Torsional system dynamics of low speed diesel engines based on instantaneous torque: Application to engine diagnosis

Low speed large engines such as those found in marine applications or power plants present large and flexible crankshafts. These elements as well as all the others linked to them, such as the pistons, connecting rods, camshaft and the flywheel, form a torsional system of nonlinear nature for which it is very worthwhile to identify and solve relevant anomalies such as efficiency losses, power imbalance or injection system malfunctions. This work presents a torsional nonlinear model of a two-stroke low speed diesel engine that has been developed and validated through experiments, using the instantaneous torque (IT) between the generator and engine as the validation magnitude.
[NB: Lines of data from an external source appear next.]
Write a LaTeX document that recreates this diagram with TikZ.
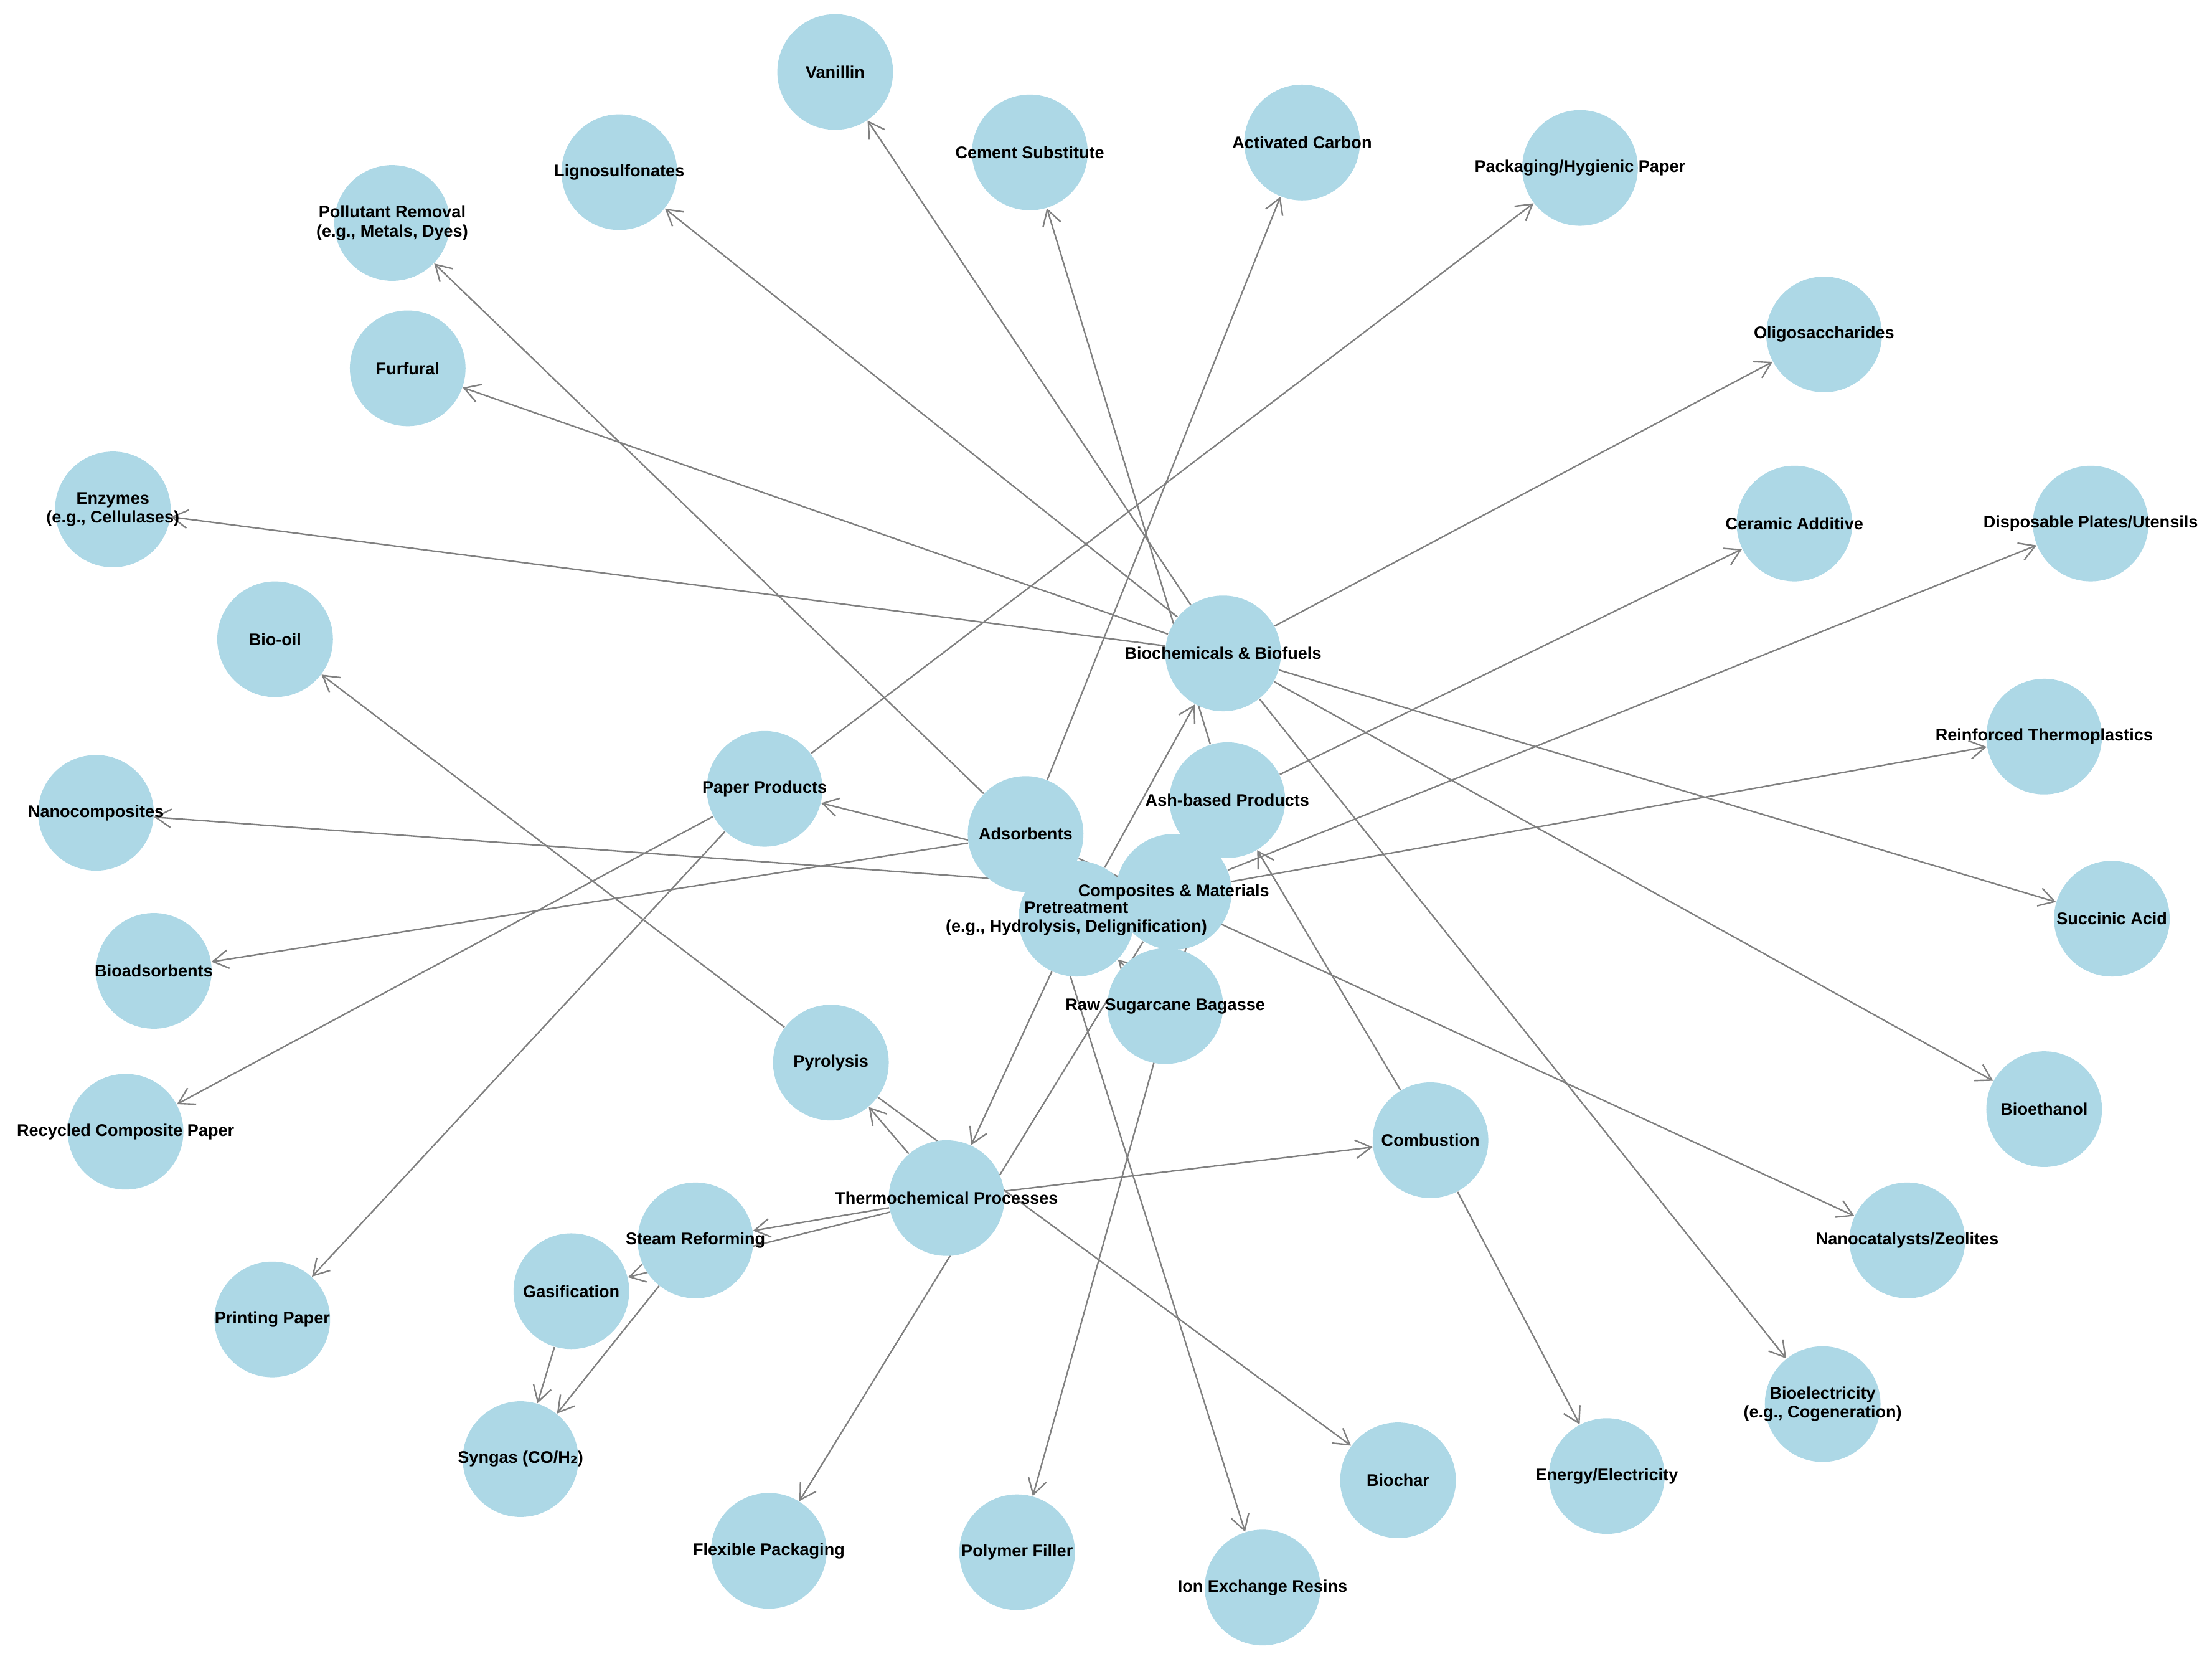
\documentclass[tikz,border=0pt]{standalone}
\usepackage{fontspec}
\setmainfont{Liberation Sans}
\newfontfamily\subfont{DejaVu Sans}
\usetikzlibrary{arrows.meta,backgrounds}

\definecolor{bubbleblue}{RGB}{173,216,230}
\definecolor{edgegray}{RGB}{128,128,128}

\begin{document}
\begin{tikzpicture}[x=0.2mm,y=-0.2mm,
        bubble/.style={circle,fill=bubbleblue,minimum size=16.4mm,inner sep=0pt},
        tag/.style={font=\fontsize{6.8}{7.6}\selectfont\bfseries,align=center,inner sep=0pt},
        flow/.style={-{Straight Barb[length=2.2mm,width=2.6mm]},draw=edgegray,line width=0.6pt}]
        \useasboundingbox (0,0) rectangle (1568,1179);

        % circles
        \node[bubble] (vanillin) at (592,51) {};
        \node[bubble] (cement) at (730,108) {};
        \node[bubble] (actcarbon) at (923,101) {};
        \node[bubble] (packaging) at (1120,119) {};
        \node[bubble] (ligno) at (439,122) {};
        \node[bubble] (pollutant) at (278,158) {};
        \node[bubble] (oligo) at (1293,237) {};
        \node[bubble] (furfural) at (289,261) {};
        \node[bubble] (enzymes) at (80,361) {};
        \node[bubble] (ceramic) at (1272,371) {};
        \node[bubble] (disposable) at (1482,371) {};
        \node[bubble] (biooil) at (195,453) {};
        \node[bubble] (biochem) at (867,463) {};
        \node[bubble] (reinforced) at (1449,522) {};
        \node[bubble] (paper) at (542,559) {};
        \node[bubble] (ash) at (870,567) {};
        \node[bubble] (nanocomp) at (68,576) {};
        \node[bubble] (adsorb) at (727,591) {};
        \node[bubble] (composites) at (832,632) {};
        \node[bubble] (pretreat) at (763,651) {};
        \node[bubble] (succinic) at (1497,651) {};
        \node[bubble] (bioadsorb) at (109,688) {};
        \node[bubble] (raw) at (826,713) {};
        \node[bubble] (pyrolysis) at (589,753) {};
        \node[bubble] (bioethanol) at (1449,786) {};
        \node[bubble] (recycled) at (89,802) {};
        \node[bubble] (combustion) at (1014,808) {};
        \node[bubble] (thermo) at (671,849) {};
        \node[bubble] (steam) at (493,879) {};
        \node[bubble] (nanocat) at (1352,879) {};
        \node[bubble] (gasif) at (405,915) {};
        \node[bubble] (printing) at (193,935) {};
        \node[bubble] (bioelec) at (1292,995) {};
        \node[bubble] (syngas) at (369,1034) {};
        \node[bubble] (biochar) at (991,1049) {};
        \node[bubble] (energy) at (1139,1046) {};
        \node[bubble] (flexible) at (545,1099) {};
        \node[bubble] (polymer) at (721,1100) {};
        \node[bubble] (ion) at (895,1125) {};

        % edges, under the circles
        \begin{scope}[on background layer]
        \draw[flow] (biochem) -- (vanillin);
        \draw[flow] (biochem) -- (ligno);
        \draw[flow] (biochem) -- (furfural);
        \draw[flow] (biochem) -- (enzymes);
        \draw[flow] (biochem) -- (oligo);
        \draw[flow] (biochem) -- (succinic);
        \draw[flow] (biochem) -- (bioethanol);
        \draw[flow] (biochem) -- (bioelec);
        \draw[flow] (ash) -- (cement);
        \draw[flow] (ash) -- (ceramic);
        \draw[flow] (ash) -- (polymer);
        \draw[flow] (adsorb) -- (actcarbon);
        \draw[flow] (adsorb) -- (pollutant);
        \draw[flow] (adsorb) -- (bioadsorb);
        \draw[flow] (adsorb) -- (ion);
        \draw[flow] (adsorb) -- (nanocat);
        \draw[flow] (paper) -- (packaging);
        \draw[flow] (paper) -- (recycled);
        \draw[flow] (paper) -- (printing);
        \draw[flow] (composites) -- (paper);
        \draw[flow] (composites) -- (nanocomp);
        \draw[flow] (composites) -- (reinforced);
        \draw[flow] (composites) -- (disposable);
        \draw[flow] (composites) -- (flexible);
        \draw[flow] (raw) -- (pretreat);
        \draw[flow] (pretreat) -- (biochem);
        \draw[flow] (pretreat) -- (thermo);
        \draw[flow] (thermo) -- (pyrolysis);
        \draw[flow] (thermo) -- (steam);
        \draw[flow] (thermo) -- (gasif);
        \draw[flow] (thermo) -- (combustion);
        \draw[flow] (pyrolysis) -- (biooil);
        \draw[flow] (pyrolysis) -- (biochar);
        \draw[flow] (gasif) -- (syngas);
        \draw[flow] (steam) -- (syngas);
        \draw[flow] (combustion) -- (ash);
        \draw[flow] (combustion) -- (energy);
        \end{scope}

        % labels on top
        \node[tag] (t-vanillin) at (vanillin) {Vanillin};
        \node[tag] (t-cement) at (cement) {Cement Substitute};
        \node[tag] (t-actcarbon) at (actcarbon) {Activated Carbon};
        \node[tag] (t-packaging) at (packaging) {Packaging/Hygienic Paper};
        \node[tag] (t-ligno) at (ligno) {Lignosulfonates};
        \node[tag] (t-pollutant) at (pollutant) {Pollutant Removal\\(e.g., Metals, Dyes)};
        \node[tag] (t-oligo) at (oligo) {Oligosaccharides};
        \node[tag] (t-furfural) at (furfural) {Furfural};
        \node[tag] (t-enzymes) at (enzymes) {Enzymes\\(e.g., Cellulases)};
        \node[tag] (t-ceramic) at (ceramic) {Ceramic Additive};
        \node[tag] (t-disposable) at (disposable) {Disposable Plates/Utensils};
        \node[tag] (t-biooil) at (biooil) {Bio-oil};
        \node[tag] (t-biochem) at (biochem) {Biochemicals \& Biofuels};
        \node[tag] (t-reinforced) at (reinforced) {Reinforced Thermoplastics};
        \node[tag] (t-paper) at (paper) {Paper Products};
        \node[tag] (t-ash) at (ash) {Ash-based Products};
        \node[tag] (t-nanocomp) at (nanocomp) {Nanocomposites};
        \node[tag] (t-adsorb) at (adsorb) {Adsorbents};
        \node[tag] (t-composites) at (composites) {Composites \& Materials};
        \node[tag] (t-pretreat) at (pretreat) {Pretreatment\\(e.g., Hydrolysis, Delignification)};
        \node[tag] (t-succinic) at (succinic) {Succinic Acid};
        \node[tag] (t-bioadsorb) at (bioadsorb) {Bioadsorbents};
        \node[tag] (t-raw) at (raw) {Raw Sugarcane Bagasse};
        \node[tag] (t-pyrolysis) at (pyrolysis) {Pyrolysis};
        \node[tag] (t-bioethanol) at (bioethanol) {Bioethanol};
        \node[tag] (t-recycled) at (recycled) {Recycled Composite Paper};
        \node[tag] (t-combustion) at (combustion) {Combustion};
        \node[tag] (t-thermo) at (thermo) {Thermochemical Processes};
        \node[tag] (t-steam) at (steam) {Steam Reforming};
        \node[tag] (t-nanocat) at (nanocat) {Nanocatalysts/Zeolites};
        \node[tag] (t-gasif) at (gasif) {Gasification};
        \node[tag] (t-printing) at (printing) {Printing Paper};
        \node[tag] (t-bioelec) at (bioelec) {Bioelectricity\\(e.g., Cogeneration)};
        \node[tag] (t-syngas) at (syngas) {Syngas (CO/H{\subfont ₂})};
        \node[tag] (t-biochar) at (biochar) {Biochar};
        \node[tag] (t-energy) at (energy) {Energy/Electricity};
        \node[tag] (t-flexible) at (flexible) {Flexible Packaging};
        \node[tag] (t-polymer) at (polymer) {Polymer Filler};
        \node[tag] (t-ion) at (ion) {Ion Exchange Resins};

    \end{tikzpicture}
\end{document}
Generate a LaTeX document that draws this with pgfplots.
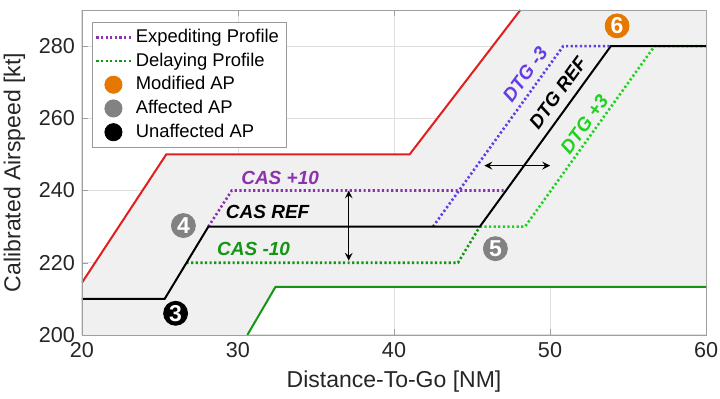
\documentclass[border=0pt]{standalone}
\usepackage{pgfplots}
\pgfplotsset{compat=1.18}
\usepackage{fontspec}
\setmainfont{Liberation Sans}
\definecolor{fillgray}{RGB}{240,240,240}
\definecolor{gridgray}{RGB}{223,223,223}
\definecolor{myred}{RGB}{225,30,30}
\definecolor{mygreen}{RGB}{20,150,20}
\definecolor{mypurple}{RGB}{140,50,175}
\definecolor{myviolet}{RGB}{100,60,230}
\definecolor{myltgreen}{RGB}{30,210,30}
\definecolor{myorange}{RGB}{230,120,0}
\definecolor{mygray}{RGB}{130,130,130}
\definecolor{textgray}{RGB}{38,38,38}
\tikzset{dotline/.style={line width=1.3pt, dash pattern=on 1.1pt off 1.2pt}}
\begin{document}
\begin{tikzpicture}
\begin{axis}[
 scale only axis, width=312pt, height=162.5pt,
 xmin=20, xmax=60, ymin=200, ymax=290,
 xtick={20,30,40,50,60}, ytick={200,220,240,260,280},
 grid=major, grid style={gridgray, line width=0.5pt},
 axis line style={gray!75}, tick style={gray!75}, tick align=inside, major tick length=3pt,
 ticklabel style={font=\fontsize{10.8}{12}\selectfont, text=textgray},
 /pgf/number format/assume math mode=true,
 xlabel={Distance-To-Go [NM]}, ylabel={Calibrated Airspeed [kt]},
 label style={font=\fontsize{11.5}{13}\selectfont, text=textgray},
 legend style={at={(0.0155,0.964)}, anchor=north west, draw=gray!80, fill=white,
   font=\fontsize{9.2}{10}\selectfont, row sep=-0.3pt, inner sep=1.5pt},
 legend cell align=left,
]
\addlegendimage{mypurple, dotline}
\addlegendentry{Expediting Profile}
\addlegendimage{mygreen, dotline}
\addlegendentry{Delaying Profile}
\addlegendimage{only marks, mark=*, mark size=4.3pt, myorange}
\addlegendentry{Modified AP}
\addlegendimage{only marks, mark=*, mark size=4.3pt, mygray}
\addlegendentry{Affected AP}
\addlegendimage{only marks, mark=*, mark size=4.3pt, black}
\addlegendentry{Unaffected AP}

% feasible envelope
\addplot[fill=fillgray, draw=none, forget plot] coordinates {
 (20,200) (30.6,200) (32.4,213.3) (60,213.3) (60,290) (48.1,290) (41,250) (25.4,250) (20,214.5) (20,200)};
\addplot[myred, line width=1pt, forget plot] coordinates {(20,214.5) (25.4,250) (41,250) (48.1,290)};
\addplot[mygreen, line width=1pt, forget plot] coordinates {(30.6,200) (32.4,213.3) (60,213.3)};

% expediting
\addplot[mypurple, dotline, forget plot] coordinates {(28.1,230) (29.6,240) (47.2,240)};
\addplot[myviolet, dotline, forget plot] coordinates {(42.5,230) (50.85,280) (53.9,280)};
% delaying
\addplot[mygreen, dotline, forget plot] coordinates {(26.7,220) (44.1,220) (45.5,230)};
\addplot[myltgreen, dotline, forget plot] coordinates {(45.5,230) (48.4,230) (56.7,280) (60,280)};
% reference
\addplot[black, line width=1pt, forget plot] coordinates {(20,210) (25.3,210) (28.1,230) (45.5,230) (53.9,280) (60,280)};

% arrows
\addplot[black, line width=0.7pt, <->, >=stealth, forget plot] coordinates {(37.1,240) (37.1,220.6)};
\addplot[black, line width=0.7pt, <->, >=stealth, forget plot] coordinates {(45.8,246.9) (50.0,246.9)};

% numbered points
\addplot[only marks, mark=*, mark size=6pt, black, point meta=explicit symbolic, nodes near coords,
  nodes near coords style={anchor=center, text=white, font=\bfseries\fontsize{11.5}{11}\selectfont}, forget plot]
  coordinates {(26.0,206) [3]};
\addplot[only marks, mark=*, mark size=6pt, mygray, point meta=explicit symbolic, nodes near coords,
  nodes near coords style={anchor=center, text=white, font=\bfseries\fontsize{11.5}{11}\selectfont}, forget plot]
  coordinates {(26.5,230.3) [4] (46.5,223.9) [5]};
\addplot[only marks, mark=*, mark size=6pt, myorange, point meta=explicit symbolic, nodes near coords,
  nodes near coords style={anchor=center, text=white, font=\bfseries\fontsize{11.5}{11}\selectfont}, forget plot]
  coordinates {(54.3,285.6) [6]};

% text labels
\node[mypurple, font=\bfseries\itshape\fontsize{9.5}{10}\selectfont] at (axis cs:32.7,243.6) {CAS +10};
\node[black, font=\bfseries\itshape\fontsize{9.5}{10}\selectfont] at (axis cs:31.9,234) {CAS REF};
\node[mygreen, font=\bfseries\itshape\fontsize{9.5}{10}\selectfont] at (axis cs:31.0,223.8) {CAS -10};
\node[myviolet, rotate=54, inner sep=0pt, font=\bfseries\itshape\fontsize{9.5}{10}\selectfont] at (axis cs:48.4,272.2) {DTG -3};
\node[black, rotate=54, inner sep=0pt, font=\bfseries\itshape\fontsize{9.5}{10}\selectfont] at (axis cs:50.5,267.1) {DTG REF};
\node[myltgreen, rotate=54, inner sep=0pt, font=\bfseries\itshape\fontsize{9.5}{10}\selectfont] at (axis cs:52.2,258.3) {DTG +3};

\draw[gray!75] (rel axis cs:0,0) rectangle (rel axis cs:1,1);
\coordinate (sw) at (rel axis cs:0,0);
\coordinate (ne) at (rel axis cs:1,1);
\end{axis}
\pgfresetboundingbox
\path[use as bounding box] ([xshift=-41pt,yshift=-32pt]sw) rectangle ([xshift=7pt,yshift=5pt]ne);
\end{tikzpicture}
\end{document}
The analysed system loads covered the whole operational range of the system, i.e. 55%, 70%, 85% and 100% of the engine's attainable power. The lumped torsional system was modelled with 16 degrees of freedom and was solved applying Fourier series expansion for the linear part of the system and with an iterative procedure for the nonlinear character of the system dynamics, which requires up to 12 iterations. A parameter model identification process was performed in Section 4 due to the uncertainty between the data supplied by the manufacturer and real data. As a result, the maximum error between the model and experimental data was reduced to 1.5%. In Section 5 a parametric study was developed that made it possible to establish the relationship between the in-cylinder combustion process and IT. This knowledge is taken into account in Section 6 to generate a proper set of inputs and outputs which is used to train an artificial neural network (ANN). Once trained, this network simulates the indicated mean power (WMI) at each cylinder with an error less than 1% for any load and engine condition. The main goal of the work is to develop a diagnostic tool for the identification and quantification of combustion-related anomalies that can contribute to maintaining the system efficiency as new.